Безусловно, такая политика позволяла усиливать бюджетное перераспределение средств, концентрируя их на важнейших направлениях; кроме того, оставшуюся у предприятия прибыль было в сложившихся условиях трудно потратить, не заручившись разрешениями или поддержкой вышестоящих органов, поскольку материальные ресурсы стали распределяться по фондам. Но стимулировало ли это предприятия к повышению эффективности их работы, в том числе и за счет предоставляемых им немалых бюджетных средств? Есть серьезные основания полагать, что эффект был как раз обратный. И этот эффект проявился достаточно явно, несмотря на очевидный энтузиазм и массовый трудовой героизм строителей нового общества.
На индустриализацию были брошены колоссальные по масштабам и возможностям страны средства. За один только год – с 1928/29 по 1929/30 – объем капиталовложений в промышленность вырос с 1819 до 4775 млн руб.[114] И концентрация таких ресурсов в столь короткие сроки отзывалась в народном хозяйстве страны очень большим напряжением.

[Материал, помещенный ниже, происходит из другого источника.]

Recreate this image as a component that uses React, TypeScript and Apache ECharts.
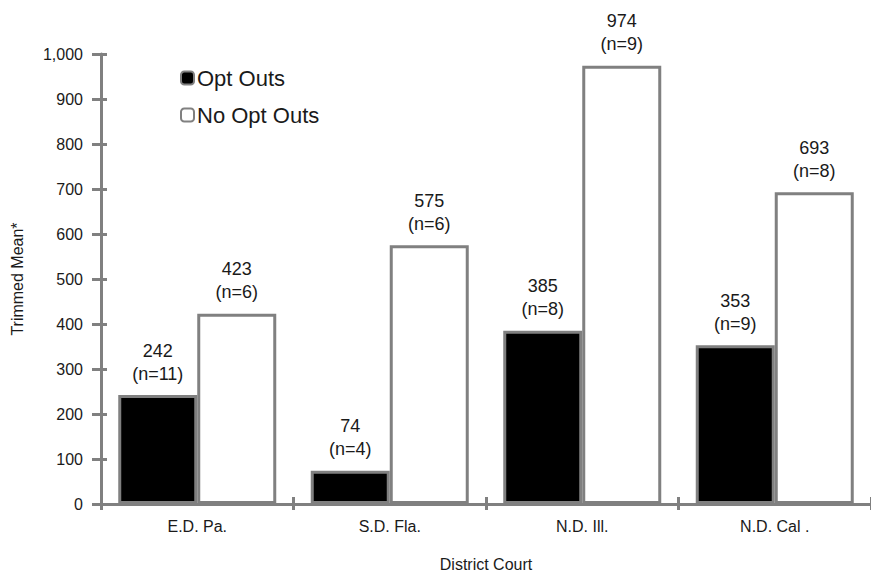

По пятилетнему плану капитальные вложения в промышленность на 50 % должны были быть произведены за счет самой промышленности. Для обеспечения этого результата предполагалось на 35 % снизить себестоимость промышленной продукции. Однако сами составители пятилетки понимали нереальность этой задачи. Председатель ВСНХ В. В. Куйбышев писал в личном письме: «Вот что волновало меня вчера и сегодня: баланса я свести не могу, и так как решительно не могу пойти на сокращение капитальных работ (сокращение темпа), придется брать на себя задачу почти непосильную в области снижения себестоимости»[115].